Huashi Town (花石镇 (花石鎮, Huāshí Zhèn)) is an urban town in Xiangtan County, Hunan Province, People's Republic of China. It's surrounded by Paitou Township on the west, Shebu Town on the north, Zijingshan Town on the east, and Cha'ensi Town on the south. As of the 2000 census it had a population of 54,941 and an area of 133.4 km2.

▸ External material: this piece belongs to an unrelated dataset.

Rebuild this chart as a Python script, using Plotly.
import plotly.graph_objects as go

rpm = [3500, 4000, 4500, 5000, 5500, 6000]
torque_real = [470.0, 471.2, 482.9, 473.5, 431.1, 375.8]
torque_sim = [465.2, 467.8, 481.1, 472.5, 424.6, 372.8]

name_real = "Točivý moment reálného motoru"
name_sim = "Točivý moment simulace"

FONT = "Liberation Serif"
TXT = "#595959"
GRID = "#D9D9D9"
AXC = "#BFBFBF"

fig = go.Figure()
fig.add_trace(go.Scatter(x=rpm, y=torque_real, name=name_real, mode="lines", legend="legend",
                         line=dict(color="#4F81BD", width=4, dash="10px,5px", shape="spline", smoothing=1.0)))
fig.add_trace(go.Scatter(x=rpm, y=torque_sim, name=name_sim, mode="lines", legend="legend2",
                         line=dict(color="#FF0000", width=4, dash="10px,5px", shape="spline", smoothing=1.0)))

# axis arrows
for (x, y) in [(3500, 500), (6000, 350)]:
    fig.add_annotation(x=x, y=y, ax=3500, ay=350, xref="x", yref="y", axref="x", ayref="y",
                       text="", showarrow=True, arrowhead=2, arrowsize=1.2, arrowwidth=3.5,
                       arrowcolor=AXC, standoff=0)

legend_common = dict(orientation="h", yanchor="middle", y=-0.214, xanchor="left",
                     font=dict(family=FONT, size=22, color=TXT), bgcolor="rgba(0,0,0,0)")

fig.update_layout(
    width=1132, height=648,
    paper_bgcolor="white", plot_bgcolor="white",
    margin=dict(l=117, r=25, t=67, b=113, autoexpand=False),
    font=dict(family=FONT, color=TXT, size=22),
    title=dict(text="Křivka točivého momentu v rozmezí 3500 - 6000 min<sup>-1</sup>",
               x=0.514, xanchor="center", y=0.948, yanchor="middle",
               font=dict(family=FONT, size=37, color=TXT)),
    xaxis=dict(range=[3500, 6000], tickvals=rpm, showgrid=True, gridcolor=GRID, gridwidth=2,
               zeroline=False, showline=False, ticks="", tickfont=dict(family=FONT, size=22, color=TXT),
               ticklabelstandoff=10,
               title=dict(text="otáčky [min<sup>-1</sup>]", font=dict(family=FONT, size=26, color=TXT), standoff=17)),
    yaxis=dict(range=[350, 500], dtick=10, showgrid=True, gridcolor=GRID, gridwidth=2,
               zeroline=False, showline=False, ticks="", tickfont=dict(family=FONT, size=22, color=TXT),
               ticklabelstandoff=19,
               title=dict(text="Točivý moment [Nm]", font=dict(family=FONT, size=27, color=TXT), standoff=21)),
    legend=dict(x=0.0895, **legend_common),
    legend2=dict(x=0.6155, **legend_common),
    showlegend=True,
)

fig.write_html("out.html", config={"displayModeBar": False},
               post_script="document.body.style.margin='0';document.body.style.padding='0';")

==Administrative divisions==
The town is divided into 31 villages and 1 community, which include the following areas: Huashi Community (花石社区), Qixing Village (七星村), Qianjin Village (前进村), Hetou Village (河头村), Malong Village (马垅村), Chaoshang Village (超上村), Luohan Village (罗汉村), Changling Village (长岭村), Shuangxi Village (双溪村), Jinlian Village (金莲村), Qiling Village (棋岭村), Furong Village (芙蓉村), Xinhua Village (新华村), Tongluo Village (铜锣村), Shuinan Village (水南村), Zijing Village (紫荆村), Zhongxin Village (中心村), Beidou Village (北斗村), Tianma Village (天马村), Xinghe Village (兴合村), Shiba Village (石坝村), Zhaojiaying Village (赵家营村), Juanjiang Village (涓江村), Yanbu Village (盐埠村), Jintang Village (金塘村), Jinfeng Village (金丰村), Yanfu Village (盐浮村), Yongren Village (永仁村), Yongfeng Village (永丰村), Yuanyi Village (园艺村), Dongxiao Village (东晓村), and Runtang Village (润塘村).

==History==
In 1985, Huashi Township was built. In 1995, Huashi Town was built.

==Geography==
Yisu River (易俗河) is known as "Juan River"(涓水), a tributary of the Xiang River, it flows through the town.

Huashi Reservoir (花石水库), was built in August 1959, is located in the town.

==Economy==
Lotus seed is important to the economy.

==Education==
There are 10 primary schools, one Middle school and one high school located with the town.

==Culture==
Huaguxi is the most influential local theater.

==Attractions==
Hancheng Bridge (汉城桥) was built in Qing Dynasty. Guanzheng Bridge (观政桥) was built in 1755. They are famous tourist attractions.